On Jan. 23, fulfilling a campaign promise, American President Donald J. Trump signed an executive order to withdraw the U.S. from the Trans-Pacific Partnership (TPP), a major trade deal among 12 countries which was the centerpiece of his predecessor Barack Obama’s strategic pivot to Asia. Trump’s action leaves the accord in limbo, without any prospect of coming into force. The other 11 signatories have no way to keep the TPP or some form of it alive without renegotiating among themselves.
The TPP was promoted by Obama and its supporters as a new “gold standard” that aimed to create a level playing field by including such issues as labor and environmental standards. But during the 2016 presidential primary campaign, Trump and Democratic Party candidate Senator Bernie Sanders framed TPP as toxic, calling it bad for American workers. Democratic nominee Hillary Clinton was forced to turn from advocate to adversary, promising to abandon the TPP if elected. After Trump’s victory in November, Obama did not even attempt to get it through the lame-duck session of Congress.
At the Conservative Political Action Conference in Washington on Feb. 24, Trump said: “We’re going to make trade deals, but we’re going to do one-on-one … None of these big quagmire deals that are a disaster.”
Proponents of free trade will lament the stalling and possible demise of the TPP, but will take comfort in reports that some signatories including Australia, New Zealand and Singapore are determined to find a way to keep it alive. Yet there’s greater consolation on the horizon. On Feb. 22 Chad, Jordan, Oman and Rwanda ratified the Trade Facilitation Agreement (TFA), bringing the total number of World Trade Organization (WTO) members that have adopted the accord to 112, two more than necessary for it to come into force. (The U.S. passed the deal in January 2015.)
Read More: Donald Trump’s Pledge to Withdraw U.S. From TPP Opens the Door for China
The TFA is the biggest global trade deal in over two decades and arguably the most significant multilateral agreement few people have heard about. A scant 30 pages (TPP ran to nearly 5,600), the TFA is about the nitty gritty of trade, with measures to speed up the movement, release and clearance of goods, both at their destination and in transit. It calls for closer collaboration among customs and other national authorities, and it provides technical help for countries that need it to implement their commitments. Technical stuff, but a valuable lubricant for the wheels of trade, which have been grinding of late due to the global recession and the years of impasse in the Doha Round of global trade talks.
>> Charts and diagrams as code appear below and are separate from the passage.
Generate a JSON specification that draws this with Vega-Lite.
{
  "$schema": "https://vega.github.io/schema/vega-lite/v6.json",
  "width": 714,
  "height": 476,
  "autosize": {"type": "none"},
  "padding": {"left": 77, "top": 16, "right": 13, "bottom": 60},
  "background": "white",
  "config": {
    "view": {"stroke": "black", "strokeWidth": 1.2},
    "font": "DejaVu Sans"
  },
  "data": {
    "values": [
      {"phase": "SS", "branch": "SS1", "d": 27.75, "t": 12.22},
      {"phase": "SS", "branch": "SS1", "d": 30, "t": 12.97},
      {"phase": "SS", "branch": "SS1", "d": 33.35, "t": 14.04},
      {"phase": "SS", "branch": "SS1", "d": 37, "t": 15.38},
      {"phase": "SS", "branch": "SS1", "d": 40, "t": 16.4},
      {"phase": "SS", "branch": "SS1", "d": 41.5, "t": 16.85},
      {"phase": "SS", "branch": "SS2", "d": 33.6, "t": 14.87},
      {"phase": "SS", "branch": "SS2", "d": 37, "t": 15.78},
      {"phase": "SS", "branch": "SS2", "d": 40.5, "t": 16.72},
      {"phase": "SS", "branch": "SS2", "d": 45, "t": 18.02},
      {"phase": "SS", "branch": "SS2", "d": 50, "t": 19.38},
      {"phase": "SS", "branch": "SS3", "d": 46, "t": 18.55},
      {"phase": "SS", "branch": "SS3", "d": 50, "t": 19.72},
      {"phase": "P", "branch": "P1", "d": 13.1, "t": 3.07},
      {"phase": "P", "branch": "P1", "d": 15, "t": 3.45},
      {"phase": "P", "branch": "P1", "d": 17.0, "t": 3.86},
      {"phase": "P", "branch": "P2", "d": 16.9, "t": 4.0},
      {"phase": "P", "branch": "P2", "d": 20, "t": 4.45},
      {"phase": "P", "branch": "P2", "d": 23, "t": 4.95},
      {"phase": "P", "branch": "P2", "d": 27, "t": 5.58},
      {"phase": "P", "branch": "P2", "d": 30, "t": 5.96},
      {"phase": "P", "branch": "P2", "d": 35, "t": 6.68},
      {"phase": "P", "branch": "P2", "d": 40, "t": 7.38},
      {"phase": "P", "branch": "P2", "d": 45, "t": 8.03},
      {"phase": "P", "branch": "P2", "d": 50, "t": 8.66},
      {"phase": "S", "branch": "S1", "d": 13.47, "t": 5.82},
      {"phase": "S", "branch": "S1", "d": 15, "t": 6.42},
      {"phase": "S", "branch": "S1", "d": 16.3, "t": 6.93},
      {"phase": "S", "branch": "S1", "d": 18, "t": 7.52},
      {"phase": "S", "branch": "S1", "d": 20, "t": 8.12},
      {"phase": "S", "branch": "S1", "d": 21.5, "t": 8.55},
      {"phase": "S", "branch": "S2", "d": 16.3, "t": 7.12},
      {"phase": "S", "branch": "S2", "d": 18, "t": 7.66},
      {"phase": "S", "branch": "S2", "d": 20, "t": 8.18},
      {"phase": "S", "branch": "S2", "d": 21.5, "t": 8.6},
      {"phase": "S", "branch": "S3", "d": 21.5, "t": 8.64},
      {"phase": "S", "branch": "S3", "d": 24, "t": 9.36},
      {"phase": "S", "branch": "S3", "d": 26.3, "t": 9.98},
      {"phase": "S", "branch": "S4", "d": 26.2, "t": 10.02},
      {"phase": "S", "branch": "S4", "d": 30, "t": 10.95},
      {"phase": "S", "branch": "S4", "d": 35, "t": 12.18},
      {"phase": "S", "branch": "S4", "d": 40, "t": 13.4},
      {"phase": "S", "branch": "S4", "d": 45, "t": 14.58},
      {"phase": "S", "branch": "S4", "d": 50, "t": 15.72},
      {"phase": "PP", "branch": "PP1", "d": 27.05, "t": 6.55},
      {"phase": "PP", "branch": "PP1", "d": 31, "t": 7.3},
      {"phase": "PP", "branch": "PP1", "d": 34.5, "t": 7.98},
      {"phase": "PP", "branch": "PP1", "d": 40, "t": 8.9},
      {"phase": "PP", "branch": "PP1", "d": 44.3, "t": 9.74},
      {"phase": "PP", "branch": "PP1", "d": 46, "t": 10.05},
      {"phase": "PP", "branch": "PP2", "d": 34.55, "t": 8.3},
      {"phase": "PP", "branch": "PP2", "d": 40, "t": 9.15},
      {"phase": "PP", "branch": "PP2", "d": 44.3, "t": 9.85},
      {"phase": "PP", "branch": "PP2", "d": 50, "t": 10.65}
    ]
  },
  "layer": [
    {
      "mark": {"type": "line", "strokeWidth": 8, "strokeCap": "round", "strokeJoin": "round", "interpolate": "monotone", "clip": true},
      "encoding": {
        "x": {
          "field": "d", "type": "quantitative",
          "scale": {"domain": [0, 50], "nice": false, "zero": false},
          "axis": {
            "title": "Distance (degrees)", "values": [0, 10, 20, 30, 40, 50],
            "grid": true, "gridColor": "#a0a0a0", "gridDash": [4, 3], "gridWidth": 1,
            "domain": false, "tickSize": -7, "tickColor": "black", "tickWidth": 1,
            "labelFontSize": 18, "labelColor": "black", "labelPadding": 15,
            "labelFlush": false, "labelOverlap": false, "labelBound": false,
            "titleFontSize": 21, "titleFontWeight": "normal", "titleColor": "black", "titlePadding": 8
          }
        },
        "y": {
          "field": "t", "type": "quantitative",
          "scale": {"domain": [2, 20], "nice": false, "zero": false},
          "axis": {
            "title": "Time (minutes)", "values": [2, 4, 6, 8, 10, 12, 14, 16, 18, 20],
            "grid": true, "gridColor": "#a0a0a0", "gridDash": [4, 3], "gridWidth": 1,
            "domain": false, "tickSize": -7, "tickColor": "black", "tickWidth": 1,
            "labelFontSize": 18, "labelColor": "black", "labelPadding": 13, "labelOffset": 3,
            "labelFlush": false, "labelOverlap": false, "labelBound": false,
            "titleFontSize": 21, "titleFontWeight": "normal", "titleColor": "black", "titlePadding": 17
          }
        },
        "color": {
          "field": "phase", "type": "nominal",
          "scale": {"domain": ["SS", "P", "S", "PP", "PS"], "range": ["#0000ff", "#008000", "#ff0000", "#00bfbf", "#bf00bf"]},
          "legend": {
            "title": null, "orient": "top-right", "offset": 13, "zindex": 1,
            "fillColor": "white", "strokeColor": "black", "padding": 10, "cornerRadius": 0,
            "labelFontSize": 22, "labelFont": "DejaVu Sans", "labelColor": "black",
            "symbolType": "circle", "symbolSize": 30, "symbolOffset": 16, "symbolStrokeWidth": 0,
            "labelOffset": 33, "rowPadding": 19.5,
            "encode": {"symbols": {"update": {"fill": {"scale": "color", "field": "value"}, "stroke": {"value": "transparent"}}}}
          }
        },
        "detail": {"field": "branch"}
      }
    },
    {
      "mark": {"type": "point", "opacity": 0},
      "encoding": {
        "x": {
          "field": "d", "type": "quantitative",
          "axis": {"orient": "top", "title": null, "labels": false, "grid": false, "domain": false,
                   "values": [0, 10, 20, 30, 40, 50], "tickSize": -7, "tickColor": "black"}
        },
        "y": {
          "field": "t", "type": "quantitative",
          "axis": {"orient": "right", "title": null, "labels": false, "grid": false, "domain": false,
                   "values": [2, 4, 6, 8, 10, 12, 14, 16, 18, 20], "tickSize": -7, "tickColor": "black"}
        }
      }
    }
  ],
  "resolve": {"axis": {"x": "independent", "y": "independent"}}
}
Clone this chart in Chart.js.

The TFA would shorten the average time to import goods by over a day and a half, a 47% improvement. Export time would be cut by nearly two days — a 91% advantage. Global merchandise exports are set to jump by up to $1 trillion, greater than the benefits from eliminating all existing tariffs. Developing countries could increase the number of products they export by 20%, while least-developed economies would do so by up to 35%.
More important is the TFA’s effect on the domestic policies of signatories, including the U.S. It will spark structural reforms and lead to revisions in laws and the promotion of smarter regulation. The TFA also introduces a new model for global agreements. Countries are able to set their own timetable for compliance at a pace allowed by the capacity of each economy. Also included in the pact is a fund to help developing and least-developed countries implement the deal.
Above all, the TFA may be a momentary triumph of multilateralism at a time when many wonder if Trump’s bluster against globalism, along with the Brexit vote in the U.K., heralds a new age of “deglobalization” and isolationism. Once the White House cottons on to the TFA, who knows what might happen? Trump opposed the TPP not because of what was contained in its pages but because it was an easy target for his populist “America First” rhetoric. He could well ask the U.S. Congress to repeal the TFA’s ratification and withdraw.
That would be deplorable — big league. The bigger issue is whether a strategy of bilateralism and rejection of the global rules-based trading regime makes sense in an age of regional and global supply chains and at a time when technology is remaking industries and manufacturing and the way goods and services are provided. Yes, Mr. President, a fresh approach to trade is needed, but what is needed is more, not less, globalism.